Congress leader Mallikarjun Kharge once again turned down the government’s request to attend a meeting of the Lokpal selection panel on Friday as a “special invitee”, saying he could not accept the Opposition being made voiceless on a critical matter.

In a letter to Prime Minister Narendra Modi, Kharge accused the government of using his “refusal” to attend the Lokpal selection panel meeting as an “excuse” for not appointing the country’s first anti-corruption ombudsman. He also hit out at the government for not amending the law to facilitate the participation of the Opposition in the selection process.
“Since 2014, the government has not made any attempt to amend the relevant provisions of the Lokpal Act to include the Leader of the Single Largest Party in the Opposition to be a member of the Selection Committee,” he wrote in the letter.
This comes in the wake of the Supreme Court’s March 7 direction to the Centre to inform the court within 10 days about the possible dates when the selection panel for the appointment of the country’s first Lokpal would meet.
The Lokpal Search Committee led by former Supreme Court judge Ranjana Prakash Desai, formed by the government last year, has forwarded three panels of names for chairperson, judicial members and non-judicial members to the Lokpal selection committee.
Kharge also referred to meetings of the search committee and previous meetings of the Lokpal selection panel and alleged that “the intention of the government was only to exclude the Opposition from this crucial process.”
“A ‘Special Invitee’ would not have any rights of participation in the process of selection of the Lokpal and I cannot accept the Opposition being made voiceless in a critical matter,” said Kharge, who hasn’t been recognized as Leader of the Opposition in the Lok Sabha because the Congress didn’t have the requisite number of members in the House.
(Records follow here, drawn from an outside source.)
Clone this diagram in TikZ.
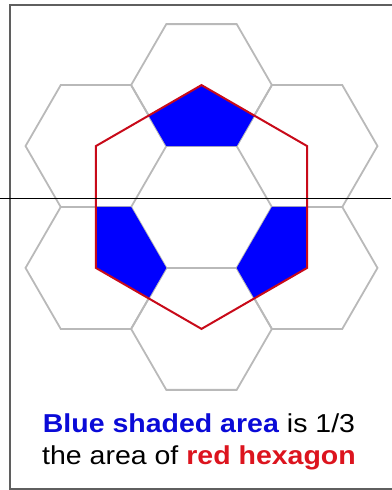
\documentclass[tikz,border=0pt]{standalone}
\usepackage{fontspec}
\setmainfont{Liberation Sans}
\usepackage{tikz}

\definecolor{hexgray}{RGB}{185,185,185}
\definecolor{hexred}{RGB}{200,10,25}
\definecolor{shadeblue}{RGB}{0,0,255}
\definecolor{textblue}{RGB}{10,10,215}
\definecolor{textred}{RGB}{220,20,30}
\definecolor{framegray}{RGB}{95,95,95}

% caption letters are a little wider than Arial
\newcommand{\widecaption}[1]{\scalebox{1.1}[1]{#1}}

\tikzset{
  hexline/.style={draw=hexgray, line width=1.8bp, line join=miter},
  redline/.style={draw=hexred, line width=2bp, line join=miter},
  caption/.style={font=\fontsize{26}{30}\selectfont, anchor=base, inner sep=0pt}
}

\begin{document}
\begin{tikzpicture}[x=1bp, y=1bp]
		\useasboundingbox (0,0) rectangle (391,490);
		
		% Size of one small hexagon and centre of the pattern
		\def\side{70.4}
		\coordinate (ctr) at (201.5,283);
		\def\hexagon{ (0:\side) -- (60:\side) -- (120:\side) -- (180:\side) -- (240:\side) -- (300:\side) -- cycle}
		\def\redhexagon{ (30:121.9) -- (90:121.9) -- (150:121.9) -- (210:121.9) -- (270:121.9) -- (330:121.9) -- cycle}
		
		% Frame round the picture (right side falls outside)
		\draw[framegray, line width=2bp] (400,485) -- (10,485) -- (10,1) -- (400,1);
		
		% Ring of six grey hexagons
		\foreach \a in {30,90,...,330}
			\draw[hexline, shift={(ctr)}, shift={(\a:121.9)}] \hexagon;
		
		% Blue shading: part of every second hexagon inside the red one
		\begin{scope}[shift={(ctr)}]
			\clip \redhexagon;
			\foreach \a in {90,210,330}
				\fill[shadeblue, shift={(\a:121.9)}] \hexagon;
		\end{scope}
		
		% Red hexagon through the centres of the ring
		\draw[redline, shift={(ctr)}] \redhexagon;
		
		% Thin line across
		\draw[black, line width=0.8bp] (0,292) -- (391,292);
		
		% Caption
		\node[caption] (line1) at (199,57) {\widecaption{\textcolor{textblue}{\textbf{Blue shaded area}} is 1/3}};
		\node[caption] (line2) at (199,25) {\widecaption{the area of \textcolor{textred}{\textbf{red hexagon}}}};
\end{tikzpicture}
\end{document}
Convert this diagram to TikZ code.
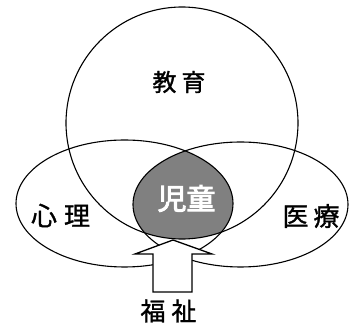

This is the seventh letter Kharge has written to Modi on the matter since February 28 last year.
The Lokpal Act, passed in 2013, when the Congress-led United Progressive Alliance government was in power, provides for a Lokpal at the Centre and Lokayuktas in states to probe corruption cases against public servants.
The Prime Minister, Lok Sabha Speaker, Chief Justice of India or his nominee, the Leader of the Opposition and an eminent jurist are the members of the Lokpal Selection Committee.
As there is no designated Leader of Opposition in the Lok Sabha currently, the government has invited Kharge, the leader of the Congress Legislature Party in the House, to the meetings of the selection panel but as a ‘special invitee’.